ぶたびより

酒を飲み、飯を食べ、文を書き、正解を生きたい

岩とリテラシーとおねえさんの話

上越新幹線が大清水トンネルを越えると天気は突然に崩れた。からっとした青い空と紅葉した木々に小鳥がちゅんちゅんなく関東の秋とはうってかわって、谷川岳にぶつかった雲から降る雨はピシピシと車窓を叩き新幹線のなかは薄暗くなった。どんよりとした天気は新潟まで行っても変わらなかった。新潟駅から特急いなほに乗り換えて、日本海沿いを北上して酒田に向かった。新潟と山形の県境付近は笹川流れと呼ばれる日本海ぞいに奇岩の連続する名勝である。
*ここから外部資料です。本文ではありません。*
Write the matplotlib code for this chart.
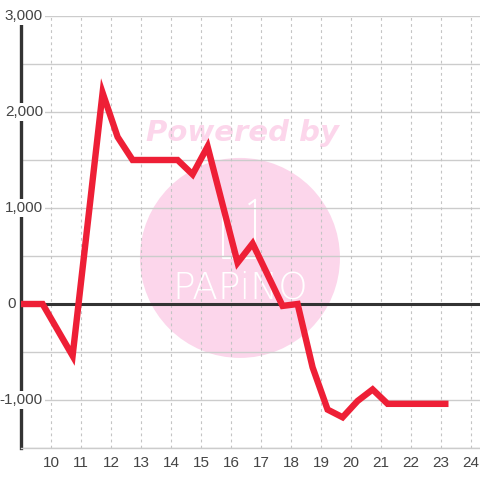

この特急いなほの通る道に並走する国道345号線は数度車で通ったことのある道ではあったものの、夕日をみようとするたびに「夕日をみるな、前をみよ」「お父さん、わき見しないで」等の看板が頻繁に表れるため景観に集中できたためしがなかったから、今回の出張が実質初めて笹川流れを堪能する機会となったのであった。

車窓から外を見ていて、あつみ温泉周辺では岩が黒っぽい一方で村上周辺では黄色っぽいことに気が付いた。シームレス地質図というものをネットで発見したので、それを参考にすると、おそらく黒っぽいのは斑レイ岩のようだ、黄色っぽい岩は地質図によれば「約1億年前~6500万年前にマグマが地下の深いところで冷えて固まった花崗岩質の深成岩(新期領家)」とかかれている。しかし、花崗岩が黄色っぽいというのはイメージと違うしよくわからない。さらに、あつみ温泉周辺の斑レイ岩疑いの岩々を見ていたら、どうも鳥海山の山頂の溶岩ドームの黒っぽさに似ているような気がしてきた。鳥海山を調べてみると、玄武岩安山岩からなっているようで、岩に含まれるSiO2の質量%の多寡でこれらの名前が決定されるようである。鳥海山を構成する玄武岩について調べてみると、深成岩では斑レイ岩に対応するとある。ゆとり世代だからか義務教育の地学でこの辺りの話(マグマ由来のあらゆる岩は火成岩で、ゆっくり冷えたら深成岩、すぐに地表でひやされたら火山岩で、どちらもSiO2比率で分類するらしいこと)を勉強した記憶がない。ところで、あつみ温泉から鳥海山までは50kmほども離れている。SiO2比率が同程度だからといって同じマグマ由来と考えるのは少し乱暴なのだろうか。しかし近くに他に火山はない。まずそもそもなぜSiO2含有量で分類するのでしょうか、岩石中のSiO2の含有比率からどこの岩がどこのマグマ由来かわかるとかそういった利点、あるいは他の成分は計測が難しかったとかそういう歴史的経緯でもあるんでしょうか、おじさんにはわかりません。わからない分野について調べるの大変なんだなと実感する。自分で学習するために必要な最低限のリテラシーは、自分で獲得するのが容易でないなという印象がある。

 

最近ろくすっぽ勉強していなかったので勉強会の申し込みをさっきした。自分で何かをするだけのベースのリテラシーもなければ、モチベーションも持ち合わせていないからだ。

①JPTEC

②第5回JSEPTIC-臨床研究セミナー@東京

③EBIC@群馬 キャンセル待ちになってしまった……。

そうだぞ、婚活パーティーを探すよりまず立派にならないといけない。いや、まって、ひょっとしたらきれいなおねえさんに勉強を教えてもらえるかもしれない。そうだ、それだ。

山形からの帰途、関東に入ると雲は晴れて、紅葉した山々がとってもきれいで、それらはまるでまだ見ぬきれいなおねえさんと私の未来を象徴しているようで……。いや、そんなことはないか。